When I worked at Subway one night we were running out of spinach. A guy dressed like a cowboy came in and ordered a foot long. We get to the spinach and the cowboy says “I want a lot of spinach” (good luck with that) we’re only supposed to put pinches on anyways, but this guy is used to me giving people extra when my manager isnt around because I roll that way, but not today.

“You’re gonna give me more than that” he says in a demanding tone

“We’re running out of spinach today” I say, knowing a boomer tantrum brewing when I see one

“Give me more” I give him pinches, but he wants handfuls. The cowboy demands

“I NEED MORE SPINACH THAN THAT BOY”

“Sir we’re running out of spinach”

“DO YOU KNOW HOW MUCH I COME HERE AND THEY GIVE ME ALL THE SPINACH I WANT” I only have people extra when they’re nice so get lost dude

“Yeah other customers are gonna want spinach tonight though”

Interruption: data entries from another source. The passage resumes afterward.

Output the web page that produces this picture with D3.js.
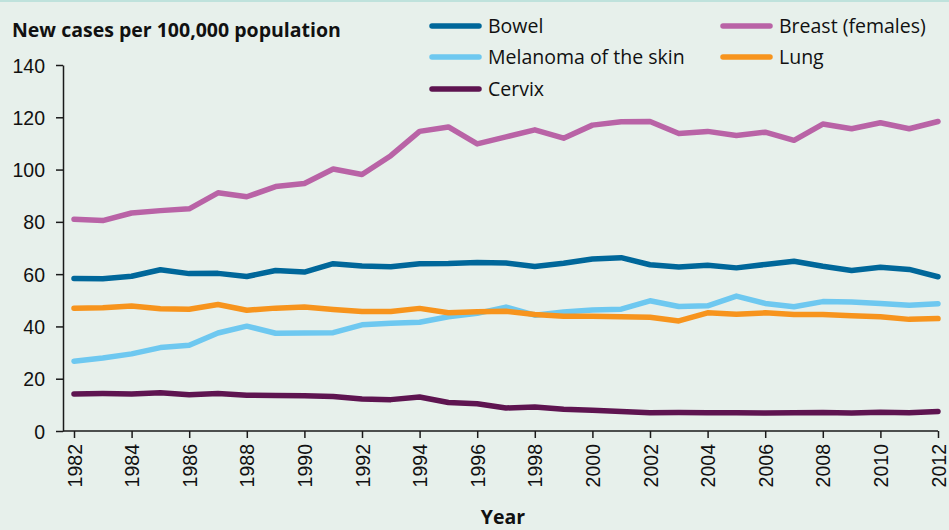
<!DOCTYPE html>
<html>
<head>
<meta charset="utf-8">
<script src="https://cdn.jsdelivr.net/npm/d3@7"></script>
<style>
  body { margin: 0; background: #e7f0eb; }
  svg { display: block; font-family: "Open Sans", "Noto Sans", sans-serif; }
</style>
</head>
<body>
<svg id="chart" width="949" height="530"></svg>
<script>
// years on the x axis
var years = d3.range(1982, 2013);
var yearTicks = d3.range(1982, 2013, 2);
var yTicks = [0, 20, 40, 60, 80, 100, 120, 140];

// new cases per 100,000 population
var bowel = [58.3, 58.2, 59.2, 61.7, 60.2, 60.3, 59.1, 61.4, 60.8, 64.0, 63.1, 62.8, 64.0, 64.1, 64.5, 64.3, 62.9, 64.2, 65.8, 66.3, 63.6, 62.7, 63.4, 62.4, 63.7, 64.9, 63.0, 61.4, 62.6, 61.8, 59.0];
var breast = [81.0, 80.5, 83.4, 84.3, 85.0, 91.1, 89.6, 93.5, 94.7, 100.2, 98.1, 105.3, 114.6, 116.3, 109.8, 112.5, 115.2, 112.0, 117.0, 118.3, 118.4, 113.8, 114.6, 113.0, 114.3, 111.2, 117.4, 115.6, 117.9, 115.6, 118.4];
var melanoma = [26.7, 27.9, 29.5, 31.9, 32.8, 37.5, 40.1, 37.4, 37.5, 37.6, 40.6, 41.2, 41.6, 43.7, 45.0, 47.4, 44.3, 45.5, 46.3, 46.6, 49.8, 47.6, 47.9, 51.6, 48.8, 47.5, 49.5, 49.3, 48.8, 48.1, 48.7];
var lung = [47.0, 47.1, 47.8, 46.8, 46.6, 48.4, 46.2, 47.0, 47.4, 46.5, 45.7, 45.7, 46.9, 45.2, 45.6, 45.8, 44.6, 43.9, 43.9, 43.7, 43.5, 42.1, 45.2, 44.7, 45.2, 44.6, 44.6, 44.1, 43.7, 42.7, 43.0];
var cervix = [14.2, 14.3, 14.2, 14.6, 13.9, 14.3, 13.7, 13.6, 13.5, 13.2, 12.2, 12.0, 13.0, 10.9, 10.4, 8.8, 9.2, 8.3, 7.9, 7.5, 7.0, 7.1, 7.0, 7.0, 6.9, 7.0, 7.1, 6.9, 7.2, 7.0, 7.5];

var seriesNames = ["Bowel", "Breast (females)", "Melanoma of the skin", "Lung", "Cervix"];
var seriesColors = ["#00679a", "#b963a6", "#6ec8f0", "#f7941d", "#5e1450"];

var series = [
  { name: seriesNames[0], values: bowel, color: seriesColors[0] },
  { name: seriesNames[1], values: breast, color: seriesColors[1] },
  { name: seriesNames[2], values: melanoma, color: seriesColors[2] },
  { name: seriesNames[3], values: lung, color: seriesColors[3] },
  { name: seriesNames[4], values: cervix, color: seriesColors[4] }
];

var svg = d3.select("#chart");

// thin teal rule along the top
svg.append("rect").attr("x", 0).attr("y", 0).attr("width", 949).attr("height", 2).attr("fill", "#bfe2dc");

var axisX = 63;
var x = d3.scaleLinear().domain([1982, 2012]).range([74, 938]);
var y = d3.scaleLinear().domain([0, 140]).range([431, 65]);

// y axis
var yAxis = d3.axisLeft(y).tickValues(yTicks).tickSize(7).tickSizeOuter(0).tickPadding(11);
var gy = svg.append("g").attr("transform", "translate(" + axisX + ",0)").call(yAxis);
gy.select(".domain").attr("stroke", "#1a1a1a").attr("stroke-width", 1.5);
gy.selectAll(".tick line").attr("stroke", "#1a1a1a").attr("stroke-width", 1.5);
gy.selectAll(".tick text").attr("font-size", 19.5).attr("fill", "#111").attr("dy", "0.36em");

// x axis
var xAxis = d3.axisBottom(x).tickValues(yearTicks).tickFormat(d3.format("d")).tickSize(7).tickSizeOuter(0);
var gx = svg.append("g").attr("transform", "translate(0," + y(0) + ")").call(xAxis);
gx.select(".domain").remove();
gx.append("line").attr("x1", axisX).attr("x2", x(2012)).attr("y1", 0).attr("y2", 0)
  .attr("stroke", "#1a1a1a").attr("stroke-width", 1.5);
gx.selectAll(".tick line").attr("stroke", "#1a1a1a").attr("stroke-width", 1.5);
gx.selectAll(".tick text")
  .attr("font-size", 19.5).attr("fill", "#111")
  .attr("transform", "rotate(-90)")
  .attr("text-anchor", "end")
  .attr("x", -13).attr("y", 0).attr("dy", "0.36em");

// lines
var line = d3.line()
  .x(function(d, i) { return x(years[i]); })
  .y(function(d) { return y(d); });

svg.selectAll(".series")
  .data(series)
  .enter()
  .append("path")
  .attr("class", "series")
  .attr("d", function(d) { return line(d.values); })
  .attr("fill", "none")
  .attr("stroke", function(d) { return d.color; })
  .attr("stroke-width", 5.5)
  .attr("stroke-linejoin", "round")
  .attr("stroke-linecap", "round");

// axis titles
svg.append("text").attr("x", 12).attr("y", 37)
  .attr("font-size", 19.5).attr("font-weight", "bold").attr("fill", "#111")
  .text("New cases per 100,000 population");
svg.append("text").attr("x", 503).attr("y", 524)
  .attr("text-anchor", "middle")
  .attr("font-size", 19.5).attr("font-weight", "bold").attr("fill", "#111")
  .text("Year");

// legend, two columns
var legendPos = [[432, 26], [723, 26], [432, 57], [723, 57], [432, 89]];
var legend = svg.selectAll(".legend")
  .data(series)
  .enter()
  .append("g")
  .attr("class", "legend")
  .attr("transform", function(d, i) { return "translate(" + legendPos[i][0] + "," + legendPos[i][1] + ")"; });
legend.append("line")
  .attr("x1", 0).attr("x2", 47).attr("y1", 0).attr("y2", 0)
  .attr("stroke", function(d) { return d.color; })
  .attr("stroke-width", 5.5).attr("stroke-linecap", "round");
legend.append("text")
  .attr("x", 56).attr("y", 0).attr("dy", "0.36em")
  .attr("font-size", 19.5).attr("fill", "#111")
  .text(function(d) { return d.name; });
</script>
</body>
</html>
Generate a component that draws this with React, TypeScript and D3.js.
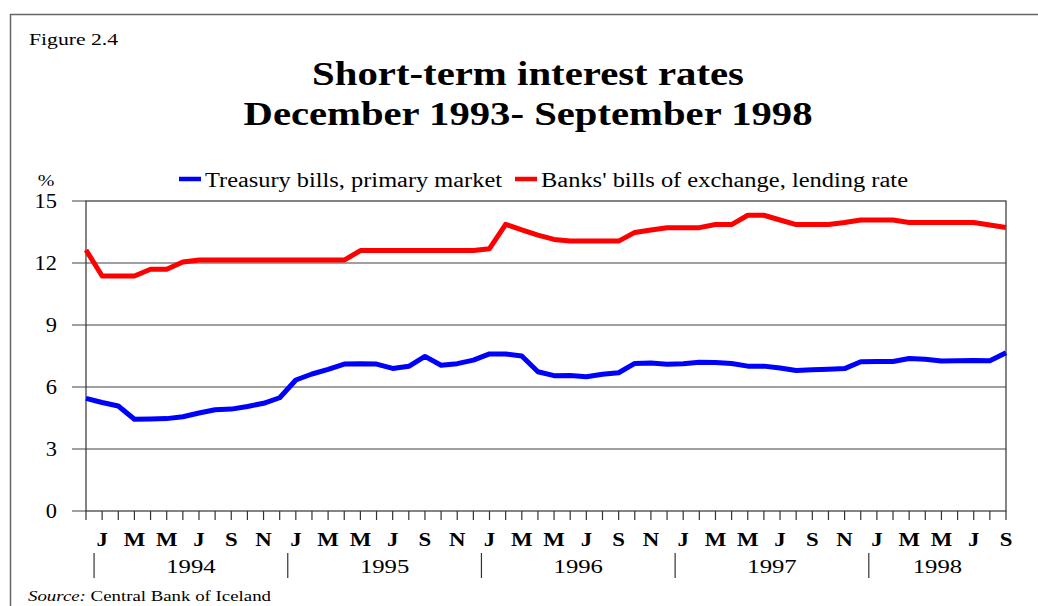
import React, { useRef, useEffect } from "react";
import * as d3 from "d3";

// months from Dec 1993 to Sep 1998
const startMonth = 11; // December
const monthLetters = ["J", "F", "M", "A", "M", "J", "J", "A", "S", "O", "N", "D"];
const years = ["1994", "1995", "1996", "1997", "1998"];
const yTicks = [0, 3, 6, 9, 12, 15];

const treasuryBills = [
  5.45,
  5.25, 5.08, 4.44, 4.45, 4.47, 4.56, 4.74, 4.9, 4.93, 5.06, 5.21, 5.48,
  6.34, 6.63, 6.85, 7.11, 7.13, 7.11, 6.9, 7.0, 7.48, 7.05, 7.13, 7.3,
  7.6, 7.6, 7.5, 6.74, 6.55, 6.56, 6.5, 6.62, 6.69, 7.14, 7.16, 7.1,
  7.12, 7.2, 7.19, 7.14, 7.01, 7.01, 6.92, 6.8, 6.84, 6.86, 6.89, 7.22,
  7.23, 7.23, 7.38, 7.34, 7.26, 7.27, 7.28, 7.27, 7.66,
];

const banksBills = [
  12.63,
  11.37, 11.37, 11.37, 11.7, 11.7, 12.05, 12.14, 12.14, 12.14, 12.14, 12.14, 12.14,
  12.14, 12.14, 12.14, 12.14, 12.6, 12.6, 12.6, 12.6, 12.6, 12.6, 12.6, 12.6,
  12.69, 13.87, 13.6, 13.35, 13.14, 13.06, 13.06, 13.06, 13.06, 13.48, 13.6, 13.71,
  13.71, 13.71, 13.86, 13.86, 14.31, 14.31, 14.08, 13.86, 13.86, 13.86, 13.96, 14.08,
  14.08, 14.08, 13.96, 13.96, 13.96, 13.96, 13.96, 13.84, 13.72,
];

const seriesNames = ["Treasury bills, primary market", "Banks' bills of exchange, lending rate"];
const seriesColors = ["#0000ff", "#ff0000"];

export default function App() {
  const svgRef = useRef<SVGSVGElement>(null);

  useEffect(() => {
    const width = 1038;
    const height = 606;
    const margin = { top: 201, right: 32, bottom: 95, left: 86 };
    const font = "'Liberation Serif', 'Times New Roman', serif";
    const sx = 1.25; // the original text is wide

    const svg = d3.select(svgRef.current).attr("width", width).attr("height", height);
    svg.selectAll("*").remove();

    const n = treasuryBills.length;
    const x = d3.scaleLinear().domain([0, n - 1]).range([margin.left, width - margin.right]);
    const y = d3.scaleLinear().domain([0, 15]).range([height - margin.bottom, margin.top]);

    // outer frame
    svg.append("path")
      .attr("d", `M10.5,${height} V14.5 H${width}`)
      .attr("fill", "none")
      .attr("stroke", "#666")
      .attr("stroke-width", 1.5);

    svg.append("text")
      .attr("x", 29).attr("y", 45)
      .attr("textLength", 89).attr("lengthAdjust", "spacingAndGlyphs")
      .style("font-family", font).style("font-size", "17px")
      .text("Figure 2.4");

    // TITLE
    const titleLines = [
      { t: "Short-term interest rates", y: 85, w: 432 },
      { t: "December 1993- September 1998", y: 125, w: 569 },
    ];
    titleLines.forEach((l) => {
      svg.append("text")
        .attr("x", 528 - l.w / 2).attr("y", l.y)
        .attr("textLength", l.w).attr("lengthAdjust", "spacingAndGlyphs")
        .style("font-family", font).style("font-size", "34px").style("font-weight", "bold")
        .text(l.t);
    });

    // LEGEND
    svg.append("text")
      .attr("transform", `translate(46,186) scale(${sx},1)`)
      .attr("text-anchor", "middle")
      .style("font-family", font).style("font-size", "16px")
      .text("%");
    const legendX = [179, 515];
    const legendW = [297, 367];
    seriesNames.forEach((name, i) => {
      svg.append("line")
        .attr("x1", legendX[i]).attr("x2", legendX[i] + 22)
        .attr("y1", 179).attr("y2", 179)
        .attr("stroke", seriesColors[i]).attr("stroke-width", 4.5);
      svg.append("text")
        .attr("x", legendX[i] + 26).attr("y", 187)
        .attr("textLength", legendW[i]).attr("lengthAdjust", "spacingAndGlyphs")
        .style("font-family", font).style("font-size", "20px")
        .text(name);
    });

    // GRID + Y AXIS
    svg.append("g")
      .selectAll("line")
      .data(yTicks)
      .join("line")
      .attr("x1", margin.left - 14).attr("x2", (d) => (d > 0 && d < 15 ? width - margin.right : margin.left))
      .attr("y1", (d) => y(d)).attr("y2", (d) => y(d))
      .attr("stroke", "#808080").attr("stroke-width", 1.5);

    svg.append("g")
      .selectAll("text")
      .data(yTicks)
      .join("text")
      .attr("transform", (d) => `translate(57,${y(d) + 7}) scale(1.12,1)`)
      .attr("text-anchor", "end")
      .style("font-family", font).style("font-size", "20px")
      .text((d) => d3.format("d")(d));

    // plot box
    svg.append("rect")
      .attr("x", margin.left).attr("y", margin.top)
      .attr("width", width - margin.left - margin.right)
      .attr("height", height - margin.top - margin.bottom)
      .attr("fill", "none").attr("stroke", "#333").attr("stroke-width", 1.2);

    // X AXIS ticks
    const idx = d3.range(n);
    svg.append("g")
      .selectAll("line")
      .data(idx)
      .join("line")
      .attr("x1", (d) => x(d)).attr("x2", (d) => x(d))
      .attr("y1", y(0)).attr("y2", y(0) + 9)
      .attr("stroke", "#333").attr("stroke-width", 1.2);

    const monthOf = (i: number) => (startMonth + i) % 12;
    svg.append("g")
      .selectAll("text")
      .data(idx.filter((i) => monthOf(i) % 2 === 0))
      .join("text")
      .attr("transform", (d) => `translate(${x(d)},546) scale(1.2,1)`)
      .attr("text-anchor", "middle")
      .style("font-family", font).style("font-size", "19px").style("font-weight", "bold")
      .text((d) => monthLetters[monthOf(d)]);

    // year separators and labels
    const janIdx = idx.filter((i) => monthOf(i) === 0);
    svg.append("g")
      .selectAll("line")
      .data(janIdx)
      .join("line")
      .attr("x1", (d) => x(d - 0.5)).attr("x2", (d) => x(d - 0.5))
      .attr("y1", 553).attr("y2", 578)
      .attr("stroke", "#333").attr("stroke-width", 1.2);

    svg.append("g")
      .selectAll("text")
      .data(janIdx)
      .join("text")
      .attr("transform", (d, i) => {
        const end = i < janIdx.length - 1 ? x(janIdx[i + 1] - 0.5) : x(n - 1);
        return `translate(${(x(d - 0.5) + end) / 2},573) scale(1.3,1)`;
      })
      .attr("text-anchor", "middle")
      .style("font-family", font).style("font-size", "19px")
      .text((d, i) => years[i]);

    // LINES
    const line = d3.line<number>().x((d, i) => x(i)).y((d) => y(d));
    [treasuryBills, banksBills].forEach((s, i) => {
      svg.append("path")
        .datum(s)
        .attr("d", line)
        .attr("fill", "none")
        .attr("stroke", seriesColors[i])
        .attr("stroke-width", 5)
        .attr("stroke-linejoin", "round");
    });

    // SOURCE
    const src = svg.append("text")
      .attr("x", 28).attr("y", 601)
      .attr("textLength", 243).attr("lengthAdjust", "spacingAndGlyphs")
      .style("font-family", font).style("font-size", "15px");
    src.append("tspan").style("font-style", "italic").text("Source:");
    src.append("tspan").text(" Central Bank of Iceland");
  }, []);

  return (
    <div style={{ position: "absolute", left: 0, top: 0 }}>
      <svg ref={svgRef}></svg>
    </div>
  );
}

“IVE BEEN COMING HERE FOR YEARS EVEN THOUGH YOUR PROVES KEEP GOING UP”

“Ok”

“WHY DO THE PRICES KEEP GOING UP”

In my head (because this isn’t a restaurant it’s a sandwich factory, and companies in unchecked capitalism are free to maximize profit as opposed to worry about food quality, health, price, or what silly cowboys think)

What I said “I’m a cashier dude, they don’t even let me touch the board”

“YOU JUST TALKED YOURSELF OUT OF A SALE WHATS YOUR MANAGERS NUMBER?”

I give him my number

Cowboy leaves and leaves me a voicemail. I text back one thing

Y E E H A W

Tl;Dr: he asks for too much spinach and yeed his last haw.